Simply put, Knights Of Pen & Paper 2 feels less complete than its predecessor does. It has less content by a good margin, the balance is completely off, and many of its interesting new systems are almost never used or even fleshed out all that well. Just about every other aspect is either the same or better in the first game. There are improvements to the presentation, most notably allowing you to play in landscape mode if you want to, and the English reads a lot better than it did in the original, but that’s about it. With the original game riding pretty hard on its novelty factor, the sequel really needed to step up to compensate for the fact that we’ve played something awfully like this before, and it doesn’t make a good case for itself.

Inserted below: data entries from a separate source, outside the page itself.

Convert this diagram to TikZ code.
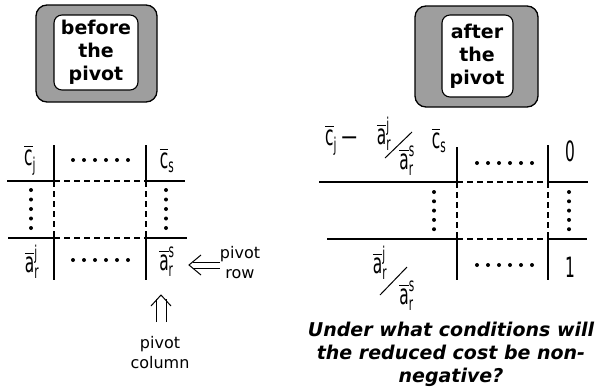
\documentclass[tikz,border=0pt]{standalone}
\usepackage{amsmath}
\usepackage{fontspec}
\setmainfont{DejaVu Sans}
\newfontfamily\tabfont[FakeStretch=0.55]{DejaVu Sans}
\newcommand\ov[1]{\overline{\text{#1}}}
\newcommand\ix[1]{\text{\fontsize{19}{19}\selectfont #1}}
\begin{document}
\begin{tikzpicture}[x=1pt,y=-1pt,
  solidline/.style={line width=1.1pt},
  dashline/.style={line width=1.1pt, dash pattern=on 6pt off 4pt},
  greyframe/.style={draw, line width=1.3pt, rounded corners=11pt, fill=black!38},
  card/.style={draw, line width=1.1pt, rounded corners=8pt, fill=white},
  boxtext/.style={font=\fontsize{19}{23}\selectfont\bfseries, align=center, inner sep=0pt},
  entry/.style={font=\tabfont\fontsize{28}{32}\selectfont, inner sep=0pt},
  smalltext/.style={font=\fontsize{16}{20}\selectfont, align=center, inner sep=0pt},
  question/.style={font=\fontsize{19}{23}\selectfont\bfseries\itshape, align=center, inner sep=0pt},
  arrowline/.style={line width=1pt}
]
\useasboundingbox (0,0) rectangle (597,389);

% ---- framed titles ----
\draw[greyframe] (36,5) rectangle (157,102);
\draw[card] (54,15) rectangle (138,90);
\node[boxtext] (before) at (96,52) {before\\the\\pivot};

\draw[greyframe] (415,6) rectangle (538,107);
\draw[card] (442,15) rectangle (513,97);
\node[boxtext] (after) at (477,56) {after\\the\\pivot};

% ---- tableau before the pivot ----
\draw[solidline] (7,181) -- (54,181) (146,181) -- (185,181);
\draw[dashline] (54,181) -- (146,181);
\draw[solidline] (8,238) -- (54,238) (146,238) -- (187,238);
\draw[dashline] (54,238) -- (146,238);
\foreach \x in {54,146} {
  \draw[solidline] (\x,145) -- (\x,181) (\x,238) -- (\x,280);
  \draw[dashline] (\x,181) -- (\x,238);
}
\foreach \i in {0,...,5} {
  \fill (73+11*\i,160) circle (2pt);
  \fill (73+11*\i,260) circle (2pt);
}
\foreach \i in {0,...,4} {
  \fill (31,190+9.5*\i) circle (2pt);
  \fill (166,190+9.5*\i) circle (2pt);
}
\node[entry] (cj) at (30,160) {$\ov{c}_{\ix{j}}$};
\node[entry] (cs) at (167,160) {$\ov{c}_{\ix{s}}$};
\node[entry] (arj) at (32,262) {$\ov{a}^{\ix{j}}_{\ix{r}}$};
\node[entry] (ars) at (167,262) {$\ov{a}^{\ix{s}}_{\ix{r}}$};

% pivot row marker
\node[smalltext] (prow) at (240,263) {pivot\\row};
\coordinate (rowtip) at (189,265);
\draw[arrowline] (prow.west |- 0,262) -- (193,262);
\draw[arrowline] (prow.west |- 0,268) -- (193,268);
\draw[arrowline] (201,255) -- (rowtip) -- (201,275);

% pivot column marker
\node[smalltext] (pcol) at (160,353) {pivot\\column};
\coordinate (coltip) at (161,295);
\draw[arrowline] (156,322) -- (156,299);
\draw[arrowline] (166,322) -- (166,299);
\draw[arrowline] (151,306) -- (coltip) -- (171,306);

% ---- tableau after the pivot ----
\draw[solidline] (319,182) -- (457,182) (548,182) -- (588,182);
\draw[dashline] (457,182) -- (548,182);
\draw[solidline] (327,239) -- (457,239) (548,239) -- (587,239);
\draw[dashline] (457,239) -- (548,239);
\draw[solidline] (457,147) -- (457,182) (457,239) -- (457,280);
\draw[dashline] (457,182) -- (457,239);
\draw[solidline] (548,145) -- (548,182) (548,239) -- (548,280);
\draw[dashline] (548,182) -- (548,239);
\foreach \i in {0,...,5} {
  \fill (477+11*\i,163) circle (2pt);
  \fill (477+11*\i,265) circle (2pt);
}
\foreach \i in {0,...,4} {
  \fill (434,192+9.3*\i) circle (2pt);
  \fill (569,192+9.3*\i) circle (2pt);
}
\node[entry] (zero) at (570,151) {0};
\node[entry] (one) at (570,267) {1};

% updated reduced cost
\node[entry, anchor=west] (ecj) at (325,140) {$\ov{c}_{\ix{j}}$\,—};
\node[entry] (eaj) at (384,134) {$\ov{a}^{\ix{j}}_{\ix{r}}$};
\coordinate (s1a) at (385,158);
\coordinate (s1b) at (412,132);
\draw[arrowline] (s1a) -- (s1b);
\node[entry] (eas) at (407,161) {$\ov{a}^{\ix{s}}_{\ix{r}}$};
\node[entry] (ecs) at (439,140) {$\ov{c}_{\ix{s}}$};

% updated pivot row entry
\node[entry] (baj) at (380,263) {$\ov{a}^{\ix{j}}_{\ix{r}}$};
\coordinate (s2a) at (380,295);
\coordinate (s2b) at (407,267);
\draw[arrowline] (s2a) -- (s2b);
\node[entry] (bas) at (407,296) {$\ov{a}^{\ix{s}}_{\ix{r}}$};

% question
\node[question] (q) at (451,354) {Under what conditions will\\the reduced cost be non-\\negative?};
\end{tikzpicture}
\end{document}
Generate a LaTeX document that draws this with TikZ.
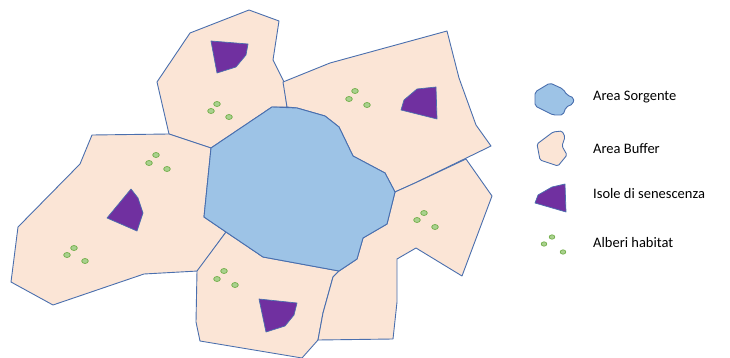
\documentclass[tikz,border=0pt]{standalone}
\usepackage{fontspec}
\setmainfont{Carlito}
\definecolor{buf}{HTML}{FBE5D6}
\definecolor{src}{HTML}{9DC3E6}
\definecolor{isl}{HTML}{7030A0}
\definecolor{edge}{HTML}{4A6FAE}
\definecolor{treefill}{HTML}{A9D18E}
\definecolor{treeline}{HTML}{70AD47}
\tikzset{
  bufferarea/.style={fill=buf,draw=edge,line width=0.9pt,line join=round},
  sourcearea/.style={fill=src,draw=edge,line width=0.9pt,line join=round},
  island/.style={fill=isl,draw=edge,line width=0.7pt,line join=round},
  tree/.style={fill=treefill,draw=treeline,line width=0.7pt},
  legendtext/.style={anchor=west,inner sep=0pt,font=\fontsize{14.5}{16}\selectfont}
}
\newcommand{\treegroup}[6]{%
  \draw[tree] (#1,#2) ellipse (3.3 and 2.5);
  \draw[tree] (#3,#4) ellipse (3.3 and 2.5);
  \draw[tree] (#5,#6) ellipse (3.3 and 2.5);}
\begin{document}
\begin{tikzpicture}[x=1pt,y=-1pt]
\useasboundingbox (0,0) rectangle (730,358);
% buffer areas
\draw[bufferarea] (249,10) -- (279,21) -- (273,60) -- (284,82) -- (287,107) -- (272,107) -- (211,148) -- (169,134) -- (157,82) -- (190,33) -- cycle;
\draw[bufferarea] (283,82) -- (330,63) -- (447,31) -- (459,78) -- (476,125) -- (491,146) -- (415,183) -- (395,192) -- (385,173) -- (353,156) -- (339,127) -- (325,116) -- (297,108) -- (287,107) -- cycle;
\draw[bufferarea] (169,134) -- (92,135) -- (80,164) -- (18,227) -- (11,282) -- (53,305) -- (144,274) -- (198,271) -- (226,232) -- (204,217) -- (211,148) -- cycle;
\draw[bufferarea] (226,232) -- (263,257) -- (339,271) -- (333,277) -- (323,313) -- (318,340) -- (302,358) -- (200,341) -- (196,322) -- (197,271) -- cycle;
\draw[bufferarea] (395,192) -- (415,183) -- (466,159) -- (492,196) -- (462,276) -- (416,248) -- (397,259) -- (397,302) -- (393,339) -- (318,340) -- (323,313) -- (333,277) -- (339,271) -- (357,259) -- (363,238) -- (387,224) -- cycle;
% source area
\draw[sourcearea] (272,107) -- (297,108) -- (325,116) -- (339,127) -- (353,156) -- (385,173) -- (395,192) -- (387,224) -- (363,238) -- (357,259) -- (339,271) -- (263,257) -- (226,232) -- (204,217) -- (211,148) -- cycle;
% islands
\draw[island] (211,41) -- (248,44) -- (246,55) -- (236,67) -- (217,73) -- cycle;
\draw[island] (417,89) -- (436,87) -- (437,119) -- (401,110) -- (404,100) -- cycle;
\draw[island] (131,189) -- (138,198) -- (143,213) -- (137,231) -- (107,218) -- cycle;
\draw[island] (259,299) -- (297,303) -- (294,315) -- (285,326) -- (266,332) -- cycle;
% habitat trees
\treegroup{217}{104}{211}{111}{229}{117}
\treegroup{355}{91}{349}{99}{367}{105}
\treegroup{156}{155}{149}{163}{167}{169}
\treegroup{74}{248}{67}{255}{85}{261}
\treegroup{224}{271}{217}{279}{235}{285}
\treegroup{424}{213}{417}{220}{435}{227}
% legend
\draw[sourcearea,rounded corners=2pt] (535,92) -- (550,83) -- (563,89) -- (567,95) -- (574,98) -- (573,104) -- (566,107) -- (563,115) -- (553,115) -- (535,106) -- cycle;
\draw[bufferarea,rounded corners=1.5pt] (537,144) -- (553,132) -- (562,131) -- (565,137) -- (562,146) -- (567,155) -- (558,166) -- (540,160) -- cycle;
\draw[island] (535,203) -- (538,195) -- (552,187) -- (565,184) -- (566,212) -- cycle;
\draw[tree] (552,237) ellipse (2.8 and 2.2);
\draw[tree] (544,244) ellipse (2.8 and 2.2);
\draw[tree] (563,252) ellipse (2.8 and 2.2);
\node[legendtext] (lsrc) at (593,97) {Area Sorgente};
\node[legendtext] (lbuf) at (593,149) {Area Buffer};
\node[legendtext] (lisl) at (593,194) {Isole di senescenza};
\node[legendtext] (ltree) at (593,243) {Alberi habitat};
\end{tikzpicture}
\end{document}
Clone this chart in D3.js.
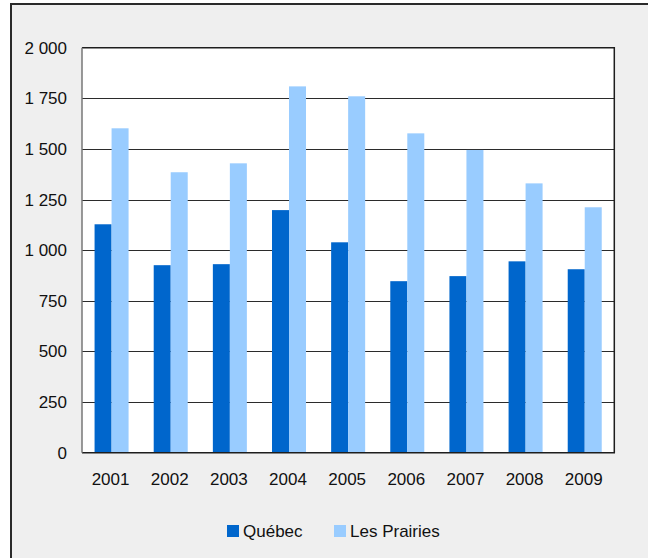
<!DOCTYPE html>
<html>
<head>
<meta charset="utf-8">
<script src="https://cdnjs.cloudflare.com/ajax/libs/d3/7.8.5/d3.min.js"></script>
<style>
  html, body { margin: 0; padding: 0; background: #ffffff; }
  svg { display: block; }
  text { font-family: "Liberation Sans", Arial, sans-serif; fill: #111; }
</style>
</head>
<body>
<svg id="chart" width="648" height="558"></svg>
<script>
const years = ["2001","2002","2003","2004","2005","2006","2007","2008","2009"];
const quebec = [1128, 926, 931, 1198, 1039, 847, 872, 945, 906];
const prairies = [1602, 1385, 1429, 1809, 1760, 1577, 1495, 1330, 1212];
const seriesNames = ["Québec", "Les Prairies"];
const seriesColors = ["#0066CC", "#99CCFF"];
const yTicks = [0, 250, 500, 750, 1000, 1250, 1500, 1750, 2000];

const svg = d3.select("#chart");
const W = 648, H = 558;
const plot = { left: 82, right: 614.3, top: 47.7, bottom: 452.7 };

// outer background & frame
svg.append("rect").attr("x", 11).attr("y", 4).attr("width", W).attr("height", H)
  .attr("fill", "#efefef").attr("stroke", "#2a2a2a").attr("stroke-width", 2);

const y = d3.scaleLinear().domain([0, 2000]).range([plot.bottom, plot.top]);
const x0 = d3.scaleBand().domain(years).range([plot.left, plot.right]).padding(0);
const x1 = d3.scaleBand().domain(seriesNames)
  .range([x0.bandwidth() * 0.2125, x0.bandwidth() * 0.7875]).padding(0);

// plot area
svg.append("rect").attr("x", plot.left).attr("y", plot.top)
  .attr("width", plot.right - plot.left).attr("height", plot.bottom - plot.top)
  .attr("fill", "#ffffff");

// gridlines
svg.append("g").selectAll("line").data(yTicks.filter(d => d > 0 && d < 2000)).join("line")
  .attr("x1", plot.left).attr("x2", plot.right)
  .attr("y1", d => Math.round(y(d)) + 0.5).attr("y2", d => Math.round(y(d)) + 0.5)
  .attr("stroke", "#2b2b2b").attr("stroke-width", 1);

// bars
const fmt = d3.formatLocale({ decimal: ",", thousands: " ", grouping: [3], currency: ["", ""] }).format(",d");
const rows = years.map((yr, i) => ({ year: yr, vals: [quebec[i], prairies[i]] }));
const groups = svg.append("g").selectAll("g").data(rows).join("g")
  .attr("transform", d => `translate(${x0(d.year)},0)`);
groups.selectAll("rect").data(d => d.vals.map((v, j) => ({ name: seriesNames[j], v, c: seriesColors[j] })))
  .join("rect")
  .attr("x", d => x1(d.name)).attr("width", x1.bandwidth())
  .attr("y", d => y(d.v)).attr("height", d => plot.bottom - y(d.v))
  .attr("fill", d => d.c);

// plot border
svg.append("path")
  .attr("d", `M${plot.left},${plot.top}H${plot.right}V${plot.bottom}H${plot.left}`)
  .attr("fill", "none").attr("stroke", "#1e1e1e").attr("stroke-width", 1.5);
svg.append("line").attr("x1", plot.left).attr("x2", plot.left)
  .attr("y1", plot.top).attr("y2", plot.bottom)
  .attr("stroke", "#777").attr("stroke-width", 1.5);

// y labels
svg.append("g").selectAll("text").data(yTicks).join("text")
  .attr("x", 67).attr("y", d => y(d)).attr("dy", "0.35em")
  .attr("text-anchor", "end").attr("font-size", 17)
  .text(d => fmt(d));

// x labels
svg.append("g").selectAll("text").data(years).join("text")
  .attr("x", d => x0(d) + x0.bandwidth() / 2 - 1).attr("y", 485)
  .attr("text-anchor", "middle").attr("font-size", 17)
  .text(d => d);

// legend
const legendX = [227, 334];
const leg = svg.append("g").selectAll("g").data(seriesNames).join("g")
  .attr("transform", (d, i) => `translate(${legendX[i]},525)`);
leg.append("rect").attr("width", 12).attr("height", 12).attr("fill", (d, i) => seriesColors[i]);
leg.append("text").attr("x", 16).attr("y", 12).attr("font-size", 17).text(d => d);
</script>
</body>
</html>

Knights Of Pen & Paper 2 is close enough to the first game that you won’t have a bad time playing through it, but as a sequel, it’s pretty disappointing. If you’re going to deliver more of the same, at least make it more, you know? Worst of all, I have a feeling that was the original plan. The PC version of this game was supposed to launch on the same day as the mobile version, but it was delayed at the last minute to November. That’s not a short delay, and it makes me feel like there’s meant to be more here than there is. And perhaps there will be, down the road. For now, though, this is without a doubt a lesser game than the first, and a much more bland experience overall. Fans of the first might enjoy what it has to offer, but depending on why they liked that game, they just as easily might not. At the same time, it’s too close to the original to please those who weren’t on board with it.